Draft Reference Assembly Plan


Summary

Non-curated contig-level assemblies generated through our automated pipelines using HiFi and Omni-C data will be made available to CCGP researchers immediately upon completion. These draft assemblies do not constitute the final reference genome assembly, but can be utilized by researchers for preliminary analyses, protocol and pipeline development, and collaborative efforts. 

Draft Generation Method

Once sufficient HiFi data has been generated for > 30x coverage, our reference genome team will generate a draft assembly following the CCGP standard pipeline (https://github.com/ccgproject/ccgp_assembly). During this process, standard quality metrics (e.g. number of contigs, contig N50, BUSCO scores, per-base quality, among others) are generated. 

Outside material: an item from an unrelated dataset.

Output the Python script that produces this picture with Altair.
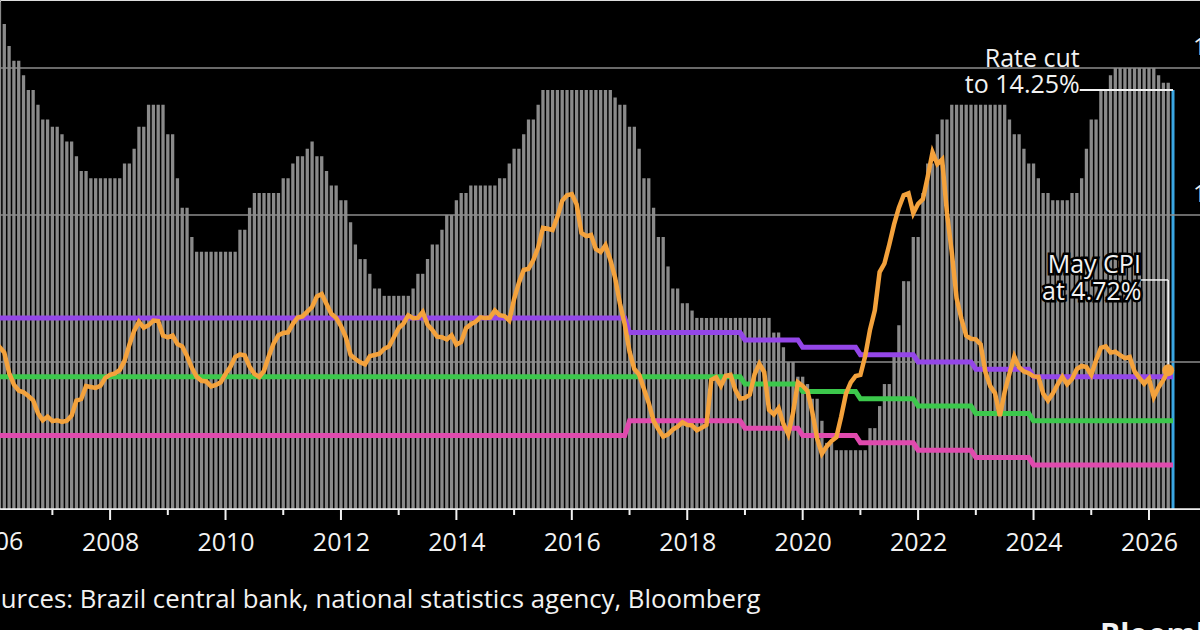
import altair as alt
import pandas as pd

# ---- Data -------------------------------------------------------------
FIRST_YEAR = 2006

# Selic target rate, month-end, Jan 2006 .. Jun 2026 (%)
SELIC = [
    17.25, 17.25, 16.5, 15.75, 15.25, 15.25, 14.75, 14.25, 14.25, 13.75, 13.25, 13.25,  # 2006
    13.0, 13.0, 12.75, 12.5, 12.5, 12.0, 11.5, 11.5, 11.25, 11.25, 11.25, 11.25,       # 2007
    11.25, 11.25, 11.25, 11.75, 11.75, 12.25, 13.0, 13.0, 13.75, 13.75, 13.75, 13.75,  # 2008
    12.75, 12.75, 11.25, 10.25, 10.25, 9.25, 8.75, 8.75, 8.75, 8.75, 8.75, 8.75,       # 2009
    8.75, 8.75, 8.75, 9.5, 9.5, 10.25, 10.75, 10.75, 10.75, 10.75, 10.75, 10.75,       # 2010
    11.25, 11.25, 11.75, 12.0, 12.0, 12.25, 12.5, 12.0, 12.0, 11.5, 11.0, 11.0,        # 2011
    10.5, 10.5, 9.75, 9.0, 8.5, 8.5, 8.0, 7.5, 7.5, 7.25, 7.25, 7.25,                  # 2012
    7.25, 7.25, 7.25, 7.5, 8.0, 8.0, 8.5, 9.0, 9.0, 9.5, 10.0, 10.0,                   # 2013
    10.5, 10.75, 10.75, 11.0, 11.0, 11.0, 11.0, 11.0, 11.0, 11.25, 11.25, 11.75,       # 2014
    12.25, 12.25, 12.75, 13.25, 13.25, 13.75, 14.25, 14.25, 14.25, 14.25, 14.25, 14.25,  # 2015
    14.25, 14.25, 14.25, 14.25, 14.25, 14.25, 14.25, 14.25, 14.25, 14.0, 13.75, 13.75,   # 2016
    13.0, 13.0, 12.25, 11.25, 11.25, 10.25, 9.25, 9.25, 8.25, 7.5, 7.5, 7.0,           # 2017
    7.0, 6.75, 6.5, 6.5, 6.5, 6.5, 6.5, 6.5, 6.5, 6.5, 6.5, 6.5,                      # 2018
    6.5, 6.5, 6.5, 6.5, 6.5, 6.5, 6.0, 6.0, 5.5, 5.0, 5.0, 4.5,                        # 2019
    4.5, 4.25, 3.75, 3.75, 3.0, 2.25, 2.25, 2.0, 2.0, 2.0, 2.0, 2.0,                   # 2020
    2.0, 2.0, 2.75, 2.75, 3.5, 4.25, 4.25, 5.25, 6.25, 7.75, 7.75, 9.25,               # 2021
    9.25, 10.75, 11.75, 11.75, 12.75, 13.25, 13.25, 13.75, 13.75, 13.75, 13.75, 13.75,  # 2022
    13.75, 13.75, 13.75, 13.75, 13.75, 13.75, 13.75, 13.25, 12.75, 12.75, 12.25, 11.75,  # 2023
    11.75, 11.25, 10.75, 10.75, 10.5, 10.5, 10.5, 10.5, 10.75, 10.75, 11.25, 12.25,   # 2024
    13.25, 13.25, 14.25, 14.25, 14.75, 15.0, 15.0, 15.0, 15.0, 15.0, 15.0, 15.0,      # 2025
    15.0, 15.0, 14.75, 14.5, 14.5, 14.25,                                            # 2026
]

# IPCA consumer prices, 12-month change, Jan 2006 .. May 2026 (%)
IPCA = [
    5.70, 5.51, 5.32, 4.63, 4.23, 4.03, 3.97, 3.84, 3.70, 3.26, 3.02, 3.14,      # 2006
    2.99, 3.02, 2.96, 3.00, 3.18, 3.69, 3.74, 4.18, 4.15, 4.12, 4.19, 4.46,      # 2007
    4.56, 4.61, 4.73, 5.04, 5.58, 6.06, 6.37, 6.17, 6.25, 6.41, 6.39, 5.90,      # 2008
    5.84, 5.90, 5.61, 5.53, 5.20, 4.80, 4.50, 4.36, 4.34, 4.17, 4.22, 4.31,      # 2009
    4.59, 4.83, 5.17, 5.26, 5.22, 4.84, 4.60, 4.49, 4.70, 5.20, 5.63, 5.91,      # 2010
    5.99, 6.01, 6.30, 6.51, 6.55, 6.71, 6.87, 7.23, 7.31, 6.97, 6.64, 6.50,      # 2011
    6.22, 5.85, 5.24, 5.10, 4.99, 4.92, 5.20, 5.24, 5.28, 5.45, 5.53, 5.84,      # 2012
    6.15, 6.31, 6.59, 6.49, 6.50, 6.70, 6.27, 6.09, 5.86, 5.84, 5.77, 5.91,      # 2013
    5.59, 5.68, 6.15, 6.28, 6.37, 6.52, 6.50, 6.51, 6.75, 6.59, 6.56, 6.41,      # 2014
    7.14, 7.70, 8.13, 8.17, 8.47, 8.89, 9.56, 9.53, 9.49, 9.93, 10.48, 10.67,    # 2015
    10.71, 10.36, 9.39, 9.28, 9.32, 8.84, 8.74, 8.97, 8.48, 7.87, 6.99, 6.29,    # 2016
    5.35, 4.76, 4.57, 4.08, 3.60, 3.00, 2.71, 2.46, 2.54, 2.70, 2.80, 2.95,      # 2017
    2.86, 2.84, 2.68, 2.76, 2.86, 4.39, 4.48, 4.19, 4.53, 4.56, 4.05, 3.75,      # 2018
    3.78, 3.89, 4.58, 4.94, 4.66, 3.37, 3.22, 3.43, 2.89, 2.54, 3.27, 4.31,      # 2019
    4.19, 4.01, 3.30, 2.40, 1.88, 2.13, 2.31, 2.44, 3.14, 3.92, 4.31, 4.52,      # 2020
    4.56, 5.20, 6.10, 6.76, 8.06, 8.35, 8.99, 9.68, 10.25, 10.67, 10.74, 10.06,  # 2021
    10.38, 10.54, 11.30, 12.13, 11.73, 11.89, 10.07, 8.73, 7.17, 6.47, 5.90, 5.79,  # 2022
    5.77, 5.60, 4.65, 4.18, 3.94, 3.16, 3.99, 4.61, 5.19, 4.82, 4.68, 4.62,      # 2023
    4.51, 4.50, 3.93, 3.69, 3.93, 4.23, 4.50, 4.24, 4.42, 4.76, 4.87, 4.83,      # 2024
    4.56, 5.06, 5.48, 5.53, 5.32, 5.35, 5.23, 5.13, 5.17, 4.68, 4.46, 4.26,      # 2025
    4.44, 3.81, 4.14, 4.39, 4.72,                                                # 2026
]

# Inflation target and tolerance band, one value per calendar year 2006..2026 (%)
TARGET = [4.5] * 13 + [4.25, 4.0, 3.75, 3.5, 3.25, 3.0, 3.0, 3.0]
UPPER = [6.5] * 11 + [6.0, 6.0, 5.75, 5.5, 5.25, 5.0, 4.75, 4.5, 4.5, 4.5]
LOWER = [2.5] * 11 + [3.0, 3.0, 2.75, 2.5, 2.25, 2.0, 1.75, 1.5, 1.5, 1.5]

GRID_VALUES = [5, 10, 15]
MAJOR_YEARS = list(range(2006, 2027, 2))
MINOR_YEARS = list(range(2007, 2027, 2))

RATE_NOTE = ["Rate cut", "to 14.25%"]
CPI_NOTE = ["May CPI", "at 4.72%"]
SOURCE = "Sources: Brazil central bank, national statistics agency, Bloomberg"
LOGO = "Bloomberg"

# ---- Styling -----------------------------------------------------------
BG = "#000000"
BAR_GREY = "#8a8a8a"
LATEST_BLUE = "#3aa6e2"
ORANGE = "#f4a23c"
PURPLE = "#9446e8"
GREEN = "#3cc84c"
MAGENTA = "#e04aae"
WHITE = "#f2f2f2"
FONT = "Open Sans"

PLOT_W, PLOT_H = 1200, 509
X_START = 2006.179
PX_PER_YEAR = 58.2
Y_MAX = 17.313
TICK_MAJOR, TICK_MINOR, LABEL_PAD = 11, 6, 10
AXIS_FONT_SIZE = 25

# ---- Tables ------------------------------------------------------------
def month_t(i):
    return FIRST_YEAR + (i // 12) + (i % 12) / 12.0

n_rate = len(SELIC)
bars = pd.DataFrame({"t": [month_t(i) for i in range(n_rate)], "v": SELIC})
bars_past = bars.iloc[:-1]
bars_latest = bars.iloc[-1:]


def band_table(yearly):
    return pd.DataFrame({"t": [month_t(i) for i in range(n_rate)],
                         "v": [yearly[i // 12] for i in range(n_rate)]})


cpi = pd.DataFrame({"t": [month_t(i) for i in range(len(IPCA))], "v": IPCA})
cpi_last = cpi.tail(1)
rate_last_t = month_t(n_rate - 1)
rate_last_v = SELIC[-1]
cpi_last_t = month_t(len(IPCA) - 1)
cpi_last_v = IPCA[-1]

grid = pd.DataFrame({"v": GRID_VALUES})
baseline = pd.DataFrame({"v": [0]})
major_ticks = pd.DataFrame({"t": MAJOR_YEARS, "v": 0})
minor_ticks = pd.DataFrame({"t": MINOR_YEARS, "v": 0})
first_label = pd.DataFrame({"t": [MAJOR_YEARS[0]], "label": [str(MAJOR_YEARS[0])]})

# leader lines for the two notes
rate_leader = pd.DataFrame({"t": [2024.80], "t1": [rate_last_t], "v": [rate_last_v]})
cpi_leader_h = pd.DataFrame({"t": [2025.85], "t1": [cpi_last_t], "v": [7.79]})
cpi_leader_v = pd.DataFrame({"t": [cpi_last_t], "v": [7.79], "v1": [cpi_last_v]})

rate_notes = pd.DataFrame({"t": [2024.80, 2024.80], "v": [15.03, 14.15], "label": RATE_NOTE})
cpi_notes = pd.DataFrame({"t": [2025.86, 2025.87], "v": [8.03, 7.11], "label": CPI_NOTE})

# ---- Scales & axes ------------------------------------------------------
XSCALE = alt.Scale(domain=[X_START, X_START + PLOT_W / PX_PER_YEAR], nice=False, zero=False)
YSCALE = alt.Scale(domain=[0, Y_MAX], nice=False, zero=False)

# year labels come from the axis; its baseline and ticks are drawn as rules below
XAXIS = alt.Axis(
    values=MAJOR_YEARS, format="d", ticks=False, domain=False, grid=False,
    labelColor=WHITE, labelFontSize=AXIS_FONT_SIZE, labelFont=FONT,
    labelPadding=TICK_MAJOR + LABEL_PAD, labelFlush=False, labelOverlap=False, title=None,
)
YAXIS = alt.Axis(
    orient="right", values=GRID_VALUES, grid=False, domain=False, ticks=False,
    labelAlign="right", labelBaseline="alphabetic", labelOffset=-14, labelPadding=20,
    labelColor=WHITE, labelFontSize=24, labelFont=FONT, title=None,
)


def X(field="t", axis=None):
    return alt.X(f"{field}:Q", scale=XSCALE, axis=axis)


def Y(field="v"):
    return alt.Y(f"{field}:Q", scale=YSCALE, axis=YAXIS)


# ---- Layers ---------------------------------------------------------------
bar_layer = alt.Chart(bars_past).mark_bar(size=3.3, clip=True, color=BAR_GREY).encode(
    x=X(axis=XAXIS), y=Y())
latest_bar = alt.Chart(bars_latest).mark_bar(size=3.0, clip=True, color=LATEST_BLUE).encode(
    x=X(), y=Y())

grid_layer = alt.Chart(grid).mark_rule(color="#8c8c8c", strokeWidth=1.5).encode(y=Y())
baseline_layer = alt.Chart(baseline).mark_rule(color=WHITE, strokeWidth=1.5).encode(y=Y())
major_tick_layer = alt.Chart(major_ticks).mark_rule(color=WHITE, strokeWidth=2).encode(
    x=X(), y=Y(), y2=alt.value(PLOT_H + TICK_MAJOR))
minor_tick_layer = alt.Chart(minor_ticks).mark_rule(color=WHITE, strokeWidth=2).encode(
    x=X(), y=Y(), y2=alt.value(PLOT_H + TICK_MINOR))


def band_layer(yearly, colour):
    return alt.Chart(band_table(yearly)).mark_line(strokeWidth=5, clip=True, color=colour).encode(
        x=X(), y=Y())


cpi_layer = alt.Chart(cpi).mark_line(color=ORANGE, strokeWidth=4.5, clip=True).encode(x=X(), y=Y())
cpi_dot = alt.Chart(cpi_last).mark_circle(color=ORANGE, size=140, opacity=1).encode(x=X(), y=Y())

rate_leader_layer = alt.Chart(rate_leader).mark_rule(color=WHITE, strokeWidth=2).encode(
    x=X(), x2="t1:Q", y=Y())
cpi_leader_h_layer = alt.Chart(cpi_leader_h).mark_rule(color=WHITE, strokeWidth=1.5).encode(
    x=X(), x2="t1:Q", y=Y())
cpi_leader_v_layer = alt.Chart(cpi_leader_v).mark_rule(color=WHITE, strokeWidth=1.5).encode(
    x=X(), y=Y(), y2="v1:Q")

rate_text = alt.Chart(rate_notes).mark_text(
    align="right", baseline="alphabetic", font=FONT, fontSize=25, color=WHITE,
).encode(x=X(), y=Y(), text="label:N")

# the CPI note sits over the bars, so it gets a dark outline underneath
cpi_halo = alt.Chart(cpi_notes).mark_text(
    align="right", baseline="alphabetic", font=FONT, fontSize=25,
    stroke=BG, strokeWidth=5, color=BG,
).encode(x=X(), y=Y(), text="label:N")
cpi_text = alt.Chart(cpi_notes).mark_text(
    align="right", baseline="alphabetic", font=FONT, fontSize=25, color=WHITE,
).encode(x=X(), y=Y(), text="label:N")

# the first year label sits left of the scale's domain, beside the axis labels
first_year_text = alt.Chart(first_label).mark_text(
    align="center", baseline="top", font=FONT, fontSize=AXIS_FONT_SIZE, color=WHITE,
).encode(x=X(), y=alt.value(PLOT_H + TICK_MAJOR + LABEL_PAD), text="label:N")

source_layer = alt.Chart(pd.DataFrame({"s": [SOURCE]})).mark_text(
    align="left", baseline="alphabetic", font=FONT, fontSize=25.75, color=WHITE,
).encode(x=alt.value(-28.8), y=alt.value(608), text="s:N")

logo_layer = alt.Chart(pd.DataFrame({"s": [LOGO]})).mark_text(
    align="left", baseline="top", font=FONT, fontSize=30, fontWeight="bold", color=WHITE,
).encode(x=alt.value(1100), y=alt.value(621), text="s:N")

chart = alt.layer(
    bar_layer, latest_bar, grid_layer,
    band_layer(UPPER, PURPLE), band_layer(TARGET, GREEN), band_layer(LOWER, MAGENTA),
    cpi_layer, baseline_layer, major_tick_layer, minor_tick_layer,
    rate_leader_layer, cpi_leader_h_layer, cpi_leader_v_layer, cpi_dot,
    rate_text, cpi_halo, cpi_text, first_year_text, source_layer, logo_layer,
).resolve_axis(x="independent").properties(
    width=PLOT_W, height=PLOT_H,
    autosize=alt.AutoSizeParams(type="none"),
    padding={"left": 0, "top": 0, "right": 0, "bottom": 121},
    background=BG,
).configure_view(stroke=None).configure(font=FONT)

chart.save("out.html", embed_options={"renderer": "svg", "actions": False})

Release to PI and Notification

Upon assembly completion, CCGP will make the assembly files (hosted on CCGP servers), and the quality metrics available via password protected FTP download. Project PIs will be notified of the availability and provided with download instructions. These draft assemblies are meant as an intermediate resource for CCGP projects, and because of their incomplete nature, are not intended for submission to any public genome repository (e.g., NCBI’s Genome Database, or GenomeArk). As reference genomes are finalized with NCBI, these temporary files will be removed from our servers and PIs will be provided with permanent links to the NCBI database. 


Disclaimer on Data Quality

These are draft genomes, which will include both the primary and alternate assemblies and potentially organelles, and do not include functional annotations. Because they have not gone through CCGP’s careful curation process, including the Omni-C pipeline, they may contain mis-assemblies and/or non-target sequences.